- INSTRUCTIONS TO FOLLOW -
Print exactly the lines below between the line containing "Emit a LaTeX" and the line containing "minimum height=699.75pt] (grp)", counting both of those lines. Leave pictures out.

== INPUT RECORDS

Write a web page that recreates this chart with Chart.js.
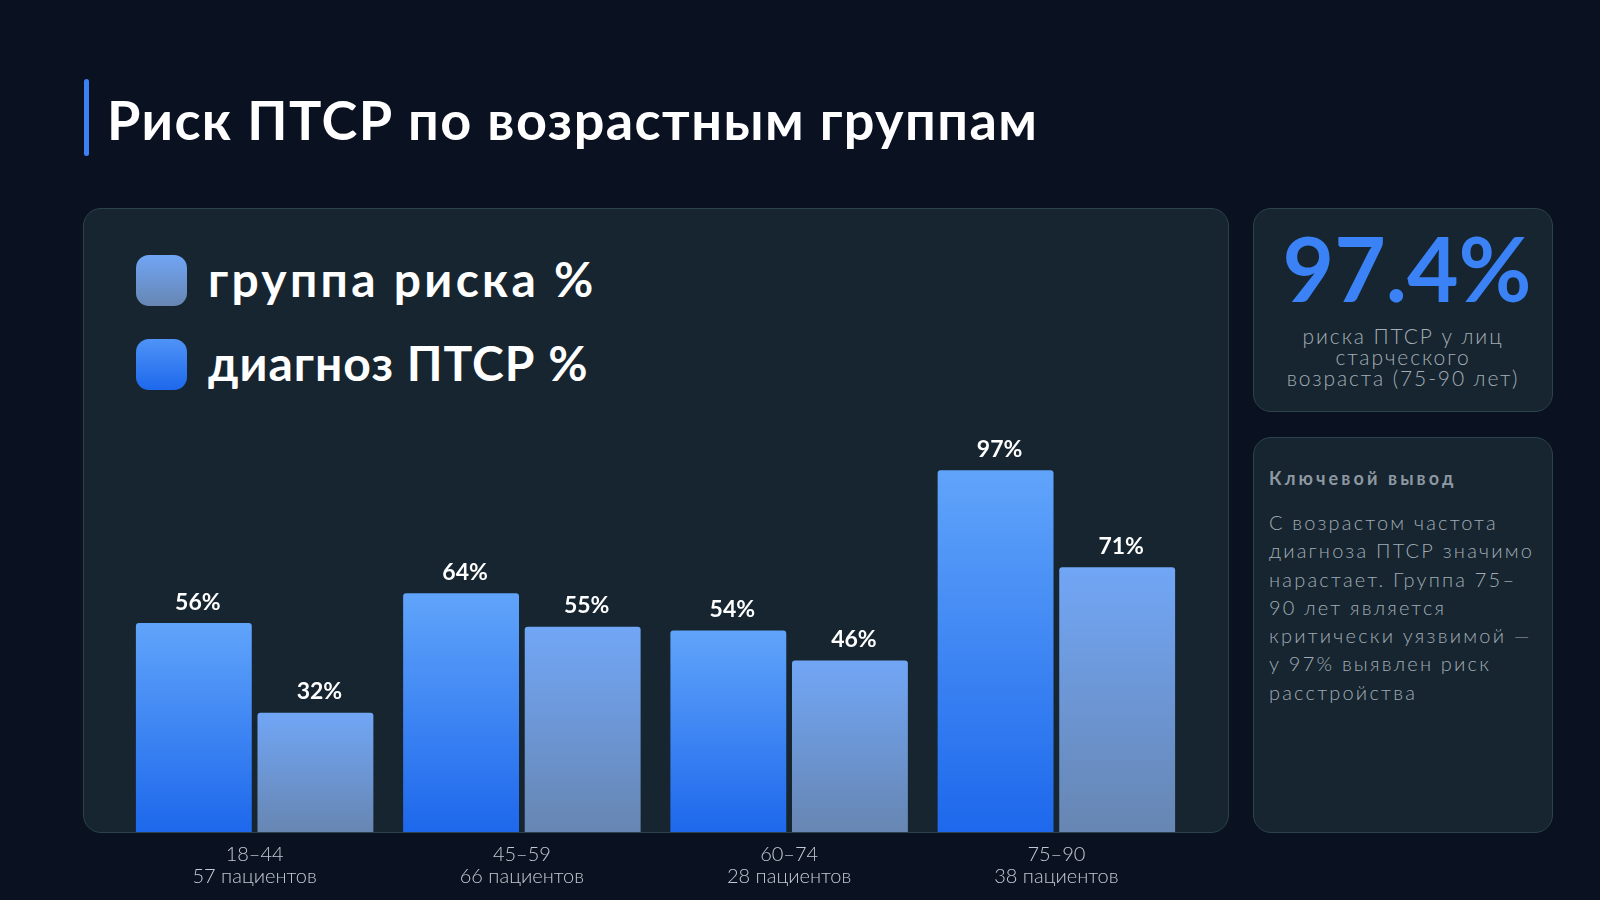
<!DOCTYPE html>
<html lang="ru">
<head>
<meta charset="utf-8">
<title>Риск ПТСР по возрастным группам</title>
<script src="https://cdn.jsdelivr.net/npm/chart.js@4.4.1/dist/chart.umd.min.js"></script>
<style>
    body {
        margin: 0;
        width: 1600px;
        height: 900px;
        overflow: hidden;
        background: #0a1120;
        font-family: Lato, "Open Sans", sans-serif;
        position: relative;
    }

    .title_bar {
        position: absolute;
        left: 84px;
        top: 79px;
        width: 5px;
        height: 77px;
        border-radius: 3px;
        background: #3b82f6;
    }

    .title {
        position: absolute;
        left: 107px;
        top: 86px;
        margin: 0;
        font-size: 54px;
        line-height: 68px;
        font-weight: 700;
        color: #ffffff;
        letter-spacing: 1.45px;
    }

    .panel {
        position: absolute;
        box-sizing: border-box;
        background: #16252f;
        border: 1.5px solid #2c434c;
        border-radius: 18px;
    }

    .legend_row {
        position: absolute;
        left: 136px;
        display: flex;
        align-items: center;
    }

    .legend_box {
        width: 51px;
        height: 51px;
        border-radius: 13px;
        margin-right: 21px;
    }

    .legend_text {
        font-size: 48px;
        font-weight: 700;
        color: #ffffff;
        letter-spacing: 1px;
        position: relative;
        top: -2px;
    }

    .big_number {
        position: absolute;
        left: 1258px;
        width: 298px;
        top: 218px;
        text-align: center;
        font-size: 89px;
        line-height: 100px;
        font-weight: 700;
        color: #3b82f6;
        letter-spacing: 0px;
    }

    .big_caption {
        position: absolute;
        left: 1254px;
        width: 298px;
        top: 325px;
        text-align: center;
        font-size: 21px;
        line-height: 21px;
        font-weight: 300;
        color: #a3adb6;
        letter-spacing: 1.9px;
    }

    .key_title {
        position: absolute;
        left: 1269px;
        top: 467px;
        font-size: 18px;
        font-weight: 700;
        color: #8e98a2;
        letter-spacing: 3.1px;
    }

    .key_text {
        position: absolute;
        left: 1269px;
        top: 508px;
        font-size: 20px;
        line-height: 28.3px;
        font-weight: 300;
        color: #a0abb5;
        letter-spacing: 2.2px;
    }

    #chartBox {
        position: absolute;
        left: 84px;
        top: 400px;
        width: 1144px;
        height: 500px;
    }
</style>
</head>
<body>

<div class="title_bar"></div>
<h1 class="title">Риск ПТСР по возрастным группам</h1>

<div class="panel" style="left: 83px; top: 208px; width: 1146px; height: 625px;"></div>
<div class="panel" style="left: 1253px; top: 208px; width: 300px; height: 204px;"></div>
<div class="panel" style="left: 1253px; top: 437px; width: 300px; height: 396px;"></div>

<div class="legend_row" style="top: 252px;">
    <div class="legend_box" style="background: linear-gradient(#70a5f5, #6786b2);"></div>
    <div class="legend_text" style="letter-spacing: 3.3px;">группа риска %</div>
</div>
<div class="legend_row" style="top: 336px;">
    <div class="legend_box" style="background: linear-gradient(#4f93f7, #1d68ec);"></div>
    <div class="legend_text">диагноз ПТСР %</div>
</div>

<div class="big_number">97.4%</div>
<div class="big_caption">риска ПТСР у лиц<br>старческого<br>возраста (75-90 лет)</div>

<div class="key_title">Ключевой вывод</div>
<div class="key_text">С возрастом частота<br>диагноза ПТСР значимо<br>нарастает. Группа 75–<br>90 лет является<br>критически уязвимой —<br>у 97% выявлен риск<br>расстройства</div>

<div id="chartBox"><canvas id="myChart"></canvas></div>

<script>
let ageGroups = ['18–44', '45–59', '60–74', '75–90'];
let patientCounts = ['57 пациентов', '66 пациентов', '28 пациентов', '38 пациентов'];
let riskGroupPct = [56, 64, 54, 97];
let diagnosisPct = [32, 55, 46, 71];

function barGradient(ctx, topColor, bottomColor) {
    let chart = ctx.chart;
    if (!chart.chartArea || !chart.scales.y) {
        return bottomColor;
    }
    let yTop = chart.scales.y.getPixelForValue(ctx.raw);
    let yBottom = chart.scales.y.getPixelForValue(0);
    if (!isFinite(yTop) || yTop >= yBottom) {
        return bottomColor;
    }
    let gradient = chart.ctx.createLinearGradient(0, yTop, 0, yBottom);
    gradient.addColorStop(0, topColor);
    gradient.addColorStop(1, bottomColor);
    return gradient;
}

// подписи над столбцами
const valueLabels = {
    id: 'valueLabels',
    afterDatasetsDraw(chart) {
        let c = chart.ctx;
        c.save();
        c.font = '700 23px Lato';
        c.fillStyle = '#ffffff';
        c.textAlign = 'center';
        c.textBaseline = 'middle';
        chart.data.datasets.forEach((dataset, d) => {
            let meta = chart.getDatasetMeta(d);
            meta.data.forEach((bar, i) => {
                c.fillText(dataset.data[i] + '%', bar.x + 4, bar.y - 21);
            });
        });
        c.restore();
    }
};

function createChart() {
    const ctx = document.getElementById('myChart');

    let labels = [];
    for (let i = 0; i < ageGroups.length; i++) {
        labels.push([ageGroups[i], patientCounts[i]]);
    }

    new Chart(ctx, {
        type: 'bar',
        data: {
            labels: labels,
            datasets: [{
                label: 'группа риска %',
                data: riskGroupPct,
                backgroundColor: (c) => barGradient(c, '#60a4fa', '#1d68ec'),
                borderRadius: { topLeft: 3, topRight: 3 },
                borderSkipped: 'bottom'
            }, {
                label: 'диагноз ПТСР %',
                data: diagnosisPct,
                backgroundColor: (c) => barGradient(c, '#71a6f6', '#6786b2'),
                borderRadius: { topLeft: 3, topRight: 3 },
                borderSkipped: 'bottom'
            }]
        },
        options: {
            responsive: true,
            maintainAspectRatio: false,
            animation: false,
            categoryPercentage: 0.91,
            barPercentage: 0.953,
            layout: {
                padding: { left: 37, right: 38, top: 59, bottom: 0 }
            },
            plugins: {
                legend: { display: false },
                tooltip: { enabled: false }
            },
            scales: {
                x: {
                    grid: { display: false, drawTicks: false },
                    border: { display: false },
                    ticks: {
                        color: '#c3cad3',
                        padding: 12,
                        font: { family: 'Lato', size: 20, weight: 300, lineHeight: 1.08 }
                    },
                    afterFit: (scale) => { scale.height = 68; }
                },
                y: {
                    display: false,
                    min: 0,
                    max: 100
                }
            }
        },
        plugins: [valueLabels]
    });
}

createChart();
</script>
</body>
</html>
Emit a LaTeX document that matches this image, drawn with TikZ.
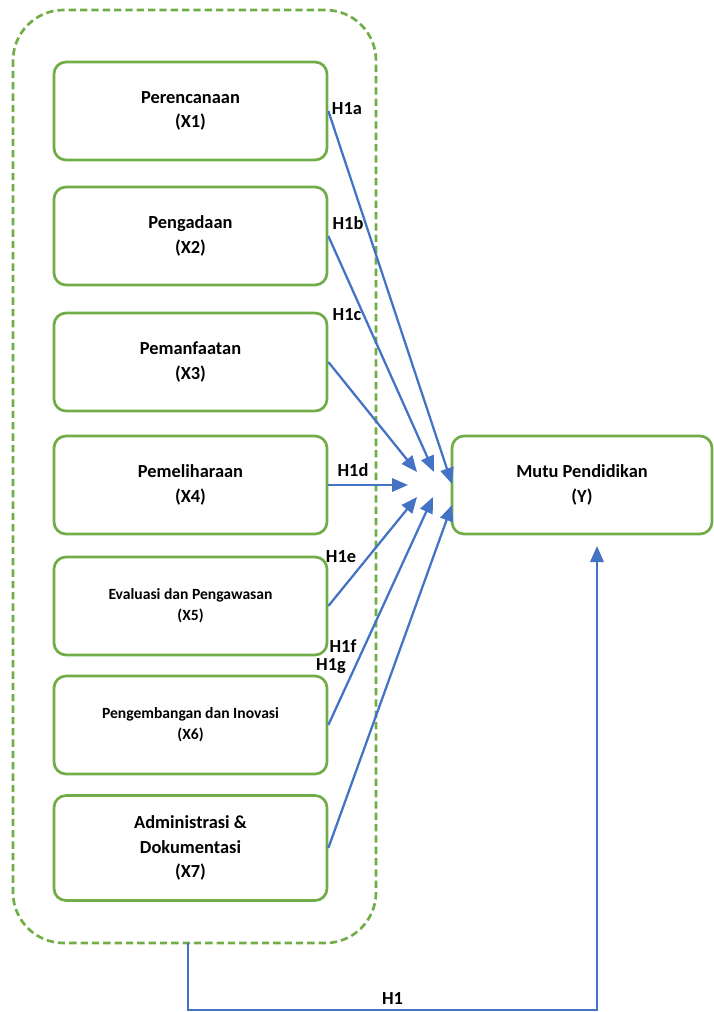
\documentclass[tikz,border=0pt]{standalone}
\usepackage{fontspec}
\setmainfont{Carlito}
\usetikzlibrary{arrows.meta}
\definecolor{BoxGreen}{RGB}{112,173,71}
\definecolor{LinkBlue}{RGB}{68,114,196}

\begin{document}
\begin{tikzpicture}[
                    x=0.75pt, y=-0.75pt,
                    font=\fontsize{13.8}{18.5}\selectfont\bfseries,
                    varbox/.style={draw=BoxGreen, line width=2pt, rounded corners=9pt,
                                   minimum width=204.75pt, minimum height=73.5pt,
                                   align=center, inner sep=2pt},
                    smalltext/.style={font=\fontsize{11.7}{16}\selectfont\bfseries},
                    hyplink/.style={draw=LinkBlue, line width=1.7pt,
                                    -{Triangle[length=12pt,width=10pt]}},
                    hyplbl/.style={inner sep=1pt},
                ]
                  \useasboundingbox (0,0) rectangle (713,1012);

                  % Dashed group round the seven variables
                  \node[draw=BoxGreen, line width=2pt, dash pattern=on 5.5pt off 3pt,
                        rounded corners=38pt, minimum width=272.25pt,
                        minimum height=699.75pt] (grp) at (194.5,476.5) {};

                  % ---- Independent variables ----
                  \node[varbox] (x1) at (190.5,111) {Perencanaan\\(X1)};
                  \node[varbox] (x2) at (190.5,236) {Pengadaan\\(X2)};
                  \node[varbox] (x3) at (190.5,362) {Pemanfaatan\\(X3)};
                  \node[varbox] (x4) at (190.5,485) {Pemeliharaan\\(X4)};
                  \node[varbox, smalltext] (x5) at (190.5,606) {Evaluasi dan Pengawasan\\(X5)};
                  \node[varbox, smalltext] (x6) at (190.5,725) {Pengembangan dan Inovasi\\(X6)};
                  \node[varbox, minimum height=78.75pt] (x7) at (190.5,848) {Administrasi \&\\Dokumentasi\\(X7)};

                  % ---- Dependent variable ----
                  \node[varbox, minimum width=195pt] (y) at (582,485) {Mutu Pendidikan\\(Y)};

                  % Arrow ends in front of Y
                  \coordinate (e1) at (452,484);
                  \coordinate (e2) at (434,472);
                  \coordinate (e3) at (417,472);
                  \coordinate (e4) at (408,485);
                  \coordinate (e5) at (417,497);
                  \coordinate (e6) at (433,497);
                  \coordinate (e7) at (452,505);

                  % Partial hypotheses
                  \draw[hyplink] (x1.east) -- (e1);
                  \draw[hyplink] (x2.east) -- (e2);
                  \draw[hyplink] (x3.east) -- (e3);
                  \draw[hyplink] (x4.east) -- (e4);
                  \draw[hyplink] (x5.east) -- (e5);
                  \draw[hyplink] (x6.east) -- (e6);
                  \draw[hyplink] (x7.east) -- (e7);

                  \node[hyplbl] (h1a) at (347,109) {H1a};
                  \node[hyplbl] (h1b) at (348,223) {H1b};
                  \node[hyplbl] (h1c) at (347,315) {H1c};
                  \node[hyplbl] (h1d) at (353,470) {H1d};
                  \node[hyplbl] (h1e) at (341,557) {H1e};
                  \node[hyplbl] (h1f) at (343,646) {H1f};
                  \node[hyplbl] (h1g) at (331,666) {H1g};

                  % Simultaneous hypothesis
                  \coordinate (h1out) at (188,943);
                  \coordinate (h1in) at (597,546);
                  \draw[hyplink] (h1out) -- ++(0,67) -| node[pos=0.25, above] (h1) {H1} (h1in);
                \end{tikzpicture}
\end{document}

====

- RESULT FOR THIS EXERCISE -
Emit a LaTeX document that matches this image, drawn with TikZ.
\documentclass[tikz,border=0pt]{standalone}
\usepackage{fontspec}
\setmainfont{Carlito}
\usetikzlibrary{arrows.meta}
\definecolor{BoxGreen}{RGB}{112,173,71}
\definecolor{LinkBlue}{RGB}{68,114,196}

\begin{document}
\begin{tikzpicture}[
                    x=0.75pt, y=-0.75pt,
                    font=\fontsize{13.8}{18.5}\selectfont\bfseries,
                    varbox/.style={draw=BoxGreen, line width=2pt, rounded corners=9pt,
                                   minimum width=204.75pt, minimum height=73.5pt,
                                   align=center, inner sep=2pt},
                    smalltext/.style={font=\fontsize{11.7}{16}\selectfont\bfseries},
                    hyplink/.style={draw=LinkBlue, line width=1.7pt,
                                    -{Triangle[length=12pt,width=10pt]}},
                    hyplbl/.style={inner sep=1pt},
                ]
                  \useasboundingbox (0,0) rectangle (713,1012);

                  % Dashed group round the seven variables
                  \node[draw=BoxGreen, line width=2pt, dash pattern=on 5.5pt off 3pt,
                        rounded corners=38pt, minimum width=272.25pt,
                        minimum height=699.75pt] (grp) at (194.5,476.5) {};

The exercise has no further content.